Description of the task
Your copy of the material below should match it exactly, except that it holds no pictures.

#### Data provided

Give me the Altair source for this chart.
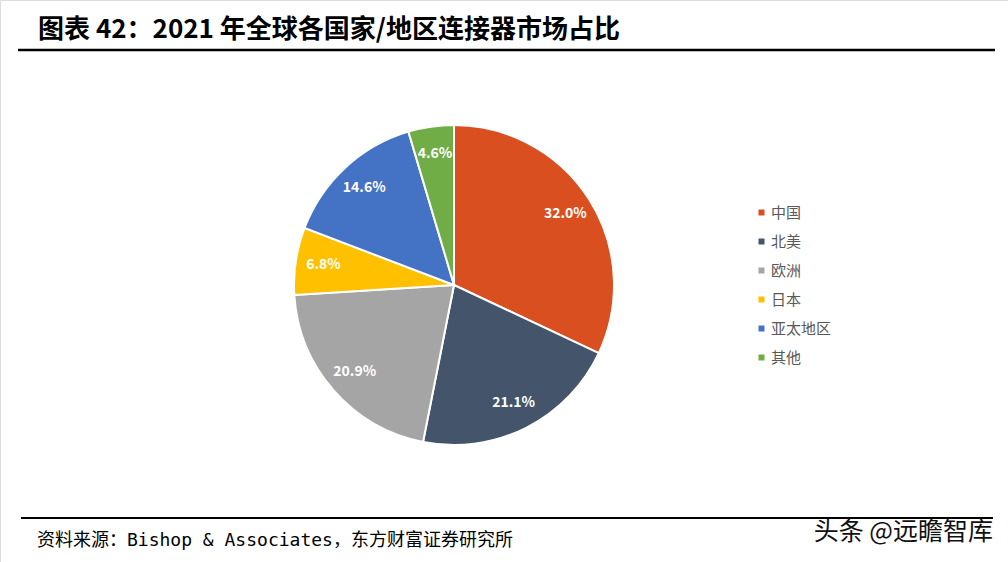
import altair as alt
import pandas as pd

categories = ["中国", "北美", "欧洲", "日本", "亚太地区", "其他"]
values = [32.0, 21.1, 20.9, 6.8, 14.6, 4.6]
colors = ["#DA4F1F", "#44546A", "#A5A5A5", "#FFC000", "#4472C4", "#70AD47"]

title_text = "图表 42：2021 年全球各国家/地区连接器市场占比"
source_text = "资料来源：Bishop & Associates，东方财富证券研究所"
watermark_text = "头条 @远瞻智库"

FONT = "Noto Sans CJK SC"
MONO = "DejaVu Sans Mono, Noto Sans CJK SC"

df = pd.DataFrame({
    "region": categories,
    "value": values,
    "order": list(range(len(categories))),
    "label": [f"{v:.1f}%" for v in values],
})

cx, cy = 454, 285

base = alt.Chart(df).encode(
    theta=alt.Theta("value:Q", stack=True),
    order=alt.Order("order:Q"),
)

pie = base.mark_arc(radius=160, stroke="white", strokeWidth=2).encode(
    x=alt.value(cx),
    y=alt.value(cy),
    color=alt.Color(
        "region:N",
        scale=alt.Scale(domain=categories, range=colors),
        sort=categories,
        legend=alt.Legend(
            title=None,
            orient="none",
            legendX=754,
            legendY=205,
            symbolType="square",
            symbolSize=36,
            symbolStrokeWidth=0,
            labelFont=FONT,
            labelFontSize=15,
            labelColor="#595959",
            rowPadding=13,
            labelOffset=2,
            padding=0,
        ),
    ),
)

labels = base.mark_text(
    radius=132, font=FONT, fontSize=14, fontWeight="bold", color="white"
).encode(
    x=alt.value(cx),
    y=alt.value(cy),
    text="label:N",
)

one = pd.DataFrame({"t": [title_text], "s": [source_text], "w": [watermark_text]})

title = alt.Chart(one).mark_text(
    align="left", baseline="middle", font=FONT, fontSize=26, fontWeight="bold", color="#000000"
).encode(x=alt.value(38), y=alt.value(30), text="t:N")

source = alt.Chart(one).mark_text(
    align="left", baseline="middle", font=MONO, fontSize=18, color="#000000"
).encode(x=alt.value(37), y=alt.value(541), text="s:N")

watermark = alt.Chart(one).mark_text(
    align="right", baseline="middle", font=FONT, fontSize=25, color="#111111"
).encode(x=alt.value(993), y=alt.value(532), text="w:N")

top_rule = alt.Chart(one).mark_rule(color="black", strokeWidth=2.5).encode(
    x=alt.value(18), x2=alt.value(995), y=alt.value(50)
)
bottom_rule = alt.Chart(one).mark_rule(color="black", strokeWidth=2).encode(
    x=alt.value(21), x2=alt.value(993), y=alt.value(518)
)

chart = alt.layer(pie, labels, top_rule, bottom_rule, title, source, watermark).properties(
    width=1008, height=562, padding=0, autosize=alt.AutoSizeParams(type="none")
).configure_view(stroke=None).configure(background="white")

chart.save("out.html", embed_options={"renderer": "svg", "actions": False})
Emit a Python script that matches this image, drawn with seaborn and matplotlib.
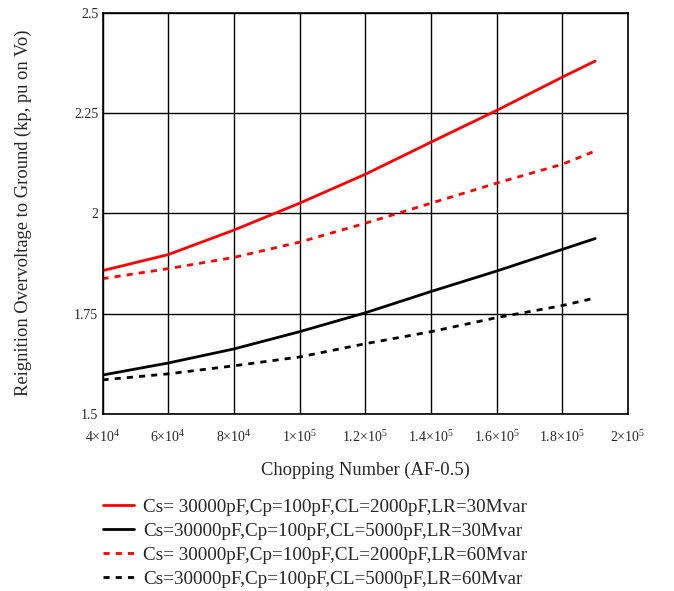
import matplotlib
matplotlib.use("Agg")
import matplotlib.pyplot as plt
import seaborn as sns
import pandas as pd

x_vals = [40000, 60000, 80000, 100000, 120000, 140000, 160000, 180000, 190000]
red_solid = [1.857, 1.897, 1.958, 2.025, 2.097, 2.177, 2.256, 2.339, 2.379]
black_solid = [1.597, 1.627, 1.662, 1.705, 1.752, 1.805, 1.856, 1.910, 1.937]
red_dashed = [1.837, 1.862, 1.890, 1.928, 1.975, 2.025, 2.075, 2.122, 2.155]
black_dashed = [1.585, 1.600, 1.620, 1.642, 1.675, 1.705, 1.740, 1.770, 1.789]

labels = [
    "Cs= 30000pF,Cp=100pF,CL=2000pF,LR=30Mvar",
    "Cs=30000pF,Cp=100pF,CL=5000pF,LR=30Mvar",
    "Cs= 30000pF,Cp=100pF,CL=2000pF,LR=60Mvar",
    "Cs=30000pF,Cp=100pF,CL=5000pF,LR=60Mvar",
]
series = [red_solid, black_solid, red_dashed, black_dashed]
colors = ["#ff0000", "#000000", "#ff0000", "#000000"]
styles = ["-", "-", (0, (2.2, 2.2)), (0, (2.2, 2.2))]

x_ticks = [40000, 60000, 80000, 100000, 120000, 140000, 160000, 180000, 200000]
x_tick_labels = [r"$4{\times}10^{4}$", r"$6{\times}10^{4}$", r"$8{\times}10^{4}$",
                 r"$1{\times}10^{5}$", r"$1.2{\times}10^{5}$", r"$1.4{\times}10^{5}$",
                 r"$1.6{\times}10^{5}$", r"$1.8{\times}10^{5}$", r"$2{\times}10^{5}$"]
y_ticks = [1.5, 1.75, 2.0, 2.25, 2.5]
y_tick_labels = ["1.5", "1.75", "2", "2.25", "2.5"]

sns.set_style("white")
plt.rcParams["font.family"] = ["Liberation Serif", "DejaVu Serif"]
plt.rcParams["mathtext.fontset"] = "custom"
plt.rcParams["mathtext.rm"] = "Liberation Serif"
plt.rcParams["mathtext.it"] = "Liberation Serif:italic"

fig = plt.figure(figsize=(6.74, 5.91), dpi=100)
ax = fig.add_axes([102.5 / 674, 1 - 414 / 591, (628 - 102.5) / 674, (414 - 12.5) / 591])

for ys, c, ls, lab in zip(series, colors, styles, labels):
    df = pd.DataFrame({"x": x_vals, "y": ys})
    sns.lineplot(data=df, x="x", y="y", ax=ax, color=c, linestyle=ls, linewidth=2.0, label=lab)

ax.set_xlim(40000, 200000)
ax.set_ylim(1.5, 2.5)
ax.set_xticks(x_ticks)
ax.set_xticklabels(x_tick_labels, fontsize=10)
ax.set_yticks(y_ticks)
ax.set_yticklabels(y_tick_labels, fontsize=10)
ax.grid(True, color="black", linewidth=1.0)
ax.set_axisbelow(True)
for sp in ax.spines.values():
    sp.set_color("black")
    sp.set_linewidth(1.2)
ax.tick_params(axis="x", length=0, pad=11)
ax.tick_params(axis="y", length=0, pad=3)
ax.set_xlabel("Chopping Number (AF-0.5)", fontsize=13.3, labelpad=12)
ax.set_ylabel("Reignition Overvoltage to Ground (kp, pu on Vo)", fontsize=13.3, labelpad=30)

handles, labs = ax.get_legend_handles_labels()
ax.get_legend().remove()
fig.legend(handles, labs, loc="upper left", bbox_to_anchor=(95.5 / 674, 1 - 491 / 591),
           frameon=False, fontsize=13.8, handlelength=1.6, handletextpad=0.5,
           labelspacing=0.34, borderaxespad=0)

fig.savefig("out.png", dpi=100)
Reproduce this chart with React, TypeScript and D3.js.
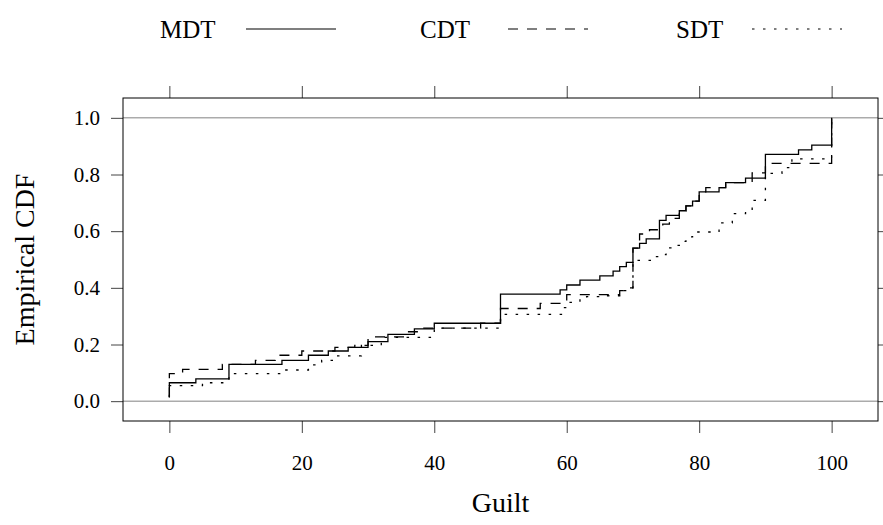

########

The completed task
Give me the Altair source for this chart.
import altair as alt
import pandas as pd

categories = ["中国", "北美", "欧洲", "日本", "亚太地区", "其他"]
values = [32.0, 21.1, 20.9, 6.8, 14.6, 4.6]
colors = ["#DA4F1F", "#44546A", "#A5A5A5", "#FFC000", "#4472C4", "#70AD47"]

title_text = "图表 42：2021 年全球各国家/地区连接器市场占比"
source_text = "资料来源：Bishop & Associates，东方财富证券研究所"
watermark_text = "头条 @远瞻智库"

FONT = "Noto Sans CJK SC"
MONO = "DejaVu Sans Mono, Noto Sans CJK SC"

df = pd.DataFrame({
    "region": categories,
    "value": values,
    "order": list(range(len(categories))),
    "label": [f"{v:.1f}%" for v in values],
})

cx, cy = 454, 285

base = alt.Chart(df).encode(
    theta=alt.Theta("value:Q", stack=True),
    order=alt.Order("order:Q"),
)

pie = base.mark_arc(radius=160, stroke="white", strokeWidth=2).encode(
    x=alt.value(cx),
    y=alt.value(cy),
    color=alt.Color(
        "region:N",
        scale=alt.Scale(domain=categories, range=colors),
        sort=categories,
        legend=alt.Legend(
            title=None,
            orient="none",
            legendX=754,
            legendY=205,
            symbolType="square",
            symbolSize=36,
            symbolStrokeWidth=0,
            labelFont=FONT,
            labelFontSize=15,
            labelColor="#595959",
            rowPadding=13,
            labelOffset=2,
            padding=0,
        ),
    ),
)

labels = base.mark_text(
    radius=132, font=FONT, fontSize=14, fontWeight="bold", color="white"
).encode(
    x=alt.value(cx),
    y=alt.value(cy),
    text="label:N",
)

one = pd.DataFrame({"t": [title_text], "s": [source_text], "w": [watermark_text]})

title = alt.Chart(one).mark_text(
    align="left", baseline="middle", font=FONT, fontSize=26, fontWeight="bold", color="#000000"
).encode(x=alt.value(38), y=alt.value(30), text="t:N")

source = alt.Chart(one).mark_text(
    align="left", baseline="middle", font=MONO, fontSize=18, color="#000000"
).encode(x=alt.value(37), y=alt.value(541), text="s:N")

watermark = alt.Chart(one).mark_text(
    align="right", baseline="middle", font=FONT, fontSize=25, color="#111111"
).encode(x=alt.value(993), y=alt.value(532), text="w:N")

top_rule = alt.Chart(one).mark_rule(color="black", strokeWidth=2.5).encode(
    x=alt.value(18), x2=alt.value(995), y=alt.value(50)
)
bottom_rule = alt.Chart(one).mark_rule(color="black", strokeWidth=2).encode(
    x=alt.value(21), x2=alt.value(993), y=alt.value(518)
)

chart = alt.layer(pie, labels, top_rule, bottom_rule, title, source, watermark).properties(
    width=1008, height=562, padding=0, autosize=alt.AutoSizeParams(type="none")
).configure_view(stroke=None).configure(background="white")

chart.save("out.html", embed_options={"renderer": "svg", "actions": False})
Emit a Python script that matches this image, drawn with seaborn and matplotlib.
import matplotlib
matplotlib.use("Agg")
import matplotlib.pyplot as plt
import seaborn as sns
import pandas as pd

x_vals = [40000, 60000, 80000, 100000, 120000, 140000, 160000, 180000, 190000]
red_solid = [1.857, 1.897, 1.958, 2.025, 2.097, 2.177, 2.256, 2.339, 2.379]
black_solid = [1.597, 1.627, 1.662, 1.705, 1.752, 1.805, 1.856, 1.910, 1.937]
red_dashed = [1.837, 1.862, 1.890, 1.928, 1.975, 2.025, 2.075, 2.122, 2.155]
black_dashed = [1.585, 1.600, 1.620, 1.642, 1.675, 1.705, 1.740, 1.770, 1.789]

labels = [
    "Cs= 30000pF,Cp=100pF,CL=2000pF,LR=30Mvar",
    "Cs=30000pF,Cp=100pF,CL=5000pF,LR=30Mvar",
    "Cs= 30000pF,Cp=100pF,CL=2000pF,LR=60Mvar",
    "Cs=30000pF,Cp=100pF,CL=5000pF,LR=60Mvar",
]
series = [red_solid, black_solid, red_dashed, black_dashed]
colors = ["#ff0000", "#000000", "#ff0000", "#000000"]
styles = ["-", "-", (0, (2.2, 2.2)), (0, (2.2, 2.2))]

x_ticks = [40000, 60000, 80000, 100000, 120000, 140000, 160000, 180000, 200000]
x_tick_labels = [r"$4{\times}10^{4}$", r"$6{\times}10^{4}$", r"$8{\times}10^{4}$",
                 r"$1{\times}10^{5}$", r"$1.2{\times}10^{5}$", r"$1.4{\times}10^{5}$",
                 r"$1.6{\times}10^{5}$", r"$1.8{\times}10^{5}$", r"$2{\times}10^{5}$"]
y_ticks = [1.5, 1.75, 2.0, 2.25, 2.5]
y_tick_labels = ["1.5", "1.75", "2", "2.25", "2.5"]

sns.set_style("white")
plt.rcParams["font.family"] = ["Liberation Serif", "DejaVu Serif"]
plt.rcParams["mathtext.fontset"] = "custom"
plt.rcParams["mathtext.rm"] = "Liberation Serif"
plt.rcParams["mathtext.it"] = "Liberation Serif:italic"

fig = plt.figure(figsize=(6.74, 5.91), dpi=100)
ax = fig.add_axes([102.5 / 674, 1 - 414 / 591, (628 - 102.5) / 674, (414 - 12.5) / 591])

for ys, c, ls, lab in zip(series, colors, styles, labels):
    df = pd.DataFrame({"x": x_vals, "y": ys})
    sns.lineplot(data=df, x="x", y="y", ax=ax, color=c, linestyle=ls, linewidth=2.0, label=lab)

ax.set_xlim(40000, 200000)
ax.set_ylim(1.5, 2.5)
ax.set_xticks(x_ticks)
ax.set_xticklabels(x_tick_labels, fontsize=10)
ax.set_yticks(y_ticks)
ax.set_yticklabels(y_tick_labels, fontsize=10)
ax.grid(True, color="black", linewidth=1.0)
ax.set_axisbelow(True)
for sp in ax.spines.values():
    sp.set_color("black")
    sp.set_linewidth(1.2)
ax.tick_params(axis="x", length=0, pad=11)
ax.tick_params(axis="y", length=0, pad=3)
ax.set_xlabel("Chopping Number (AF-0.5)", fontsize=13.3, labelpad=12)
ax.set_ylabel("Reignition Overvoltage to Ground (kp, pu on Vo)", fontsize=13.3, labelpad=30)

handles, labs = ax.get_legend_handles_labels()
ax.get_legend().remove()
fig.legend(handles, labs, loc="upper left", bbox_to_anchor=(95.5 / 674, 1 - 491 / 591),
           frameon=False, fontsize=13.8, handlelength=1.6, handletextpad=0.5,
           labelspacing=0.34, borderaxespad=0)

fig.savefig("out.png", dpi=100)
Reproduce this chart with React, TypeScript and D3.js.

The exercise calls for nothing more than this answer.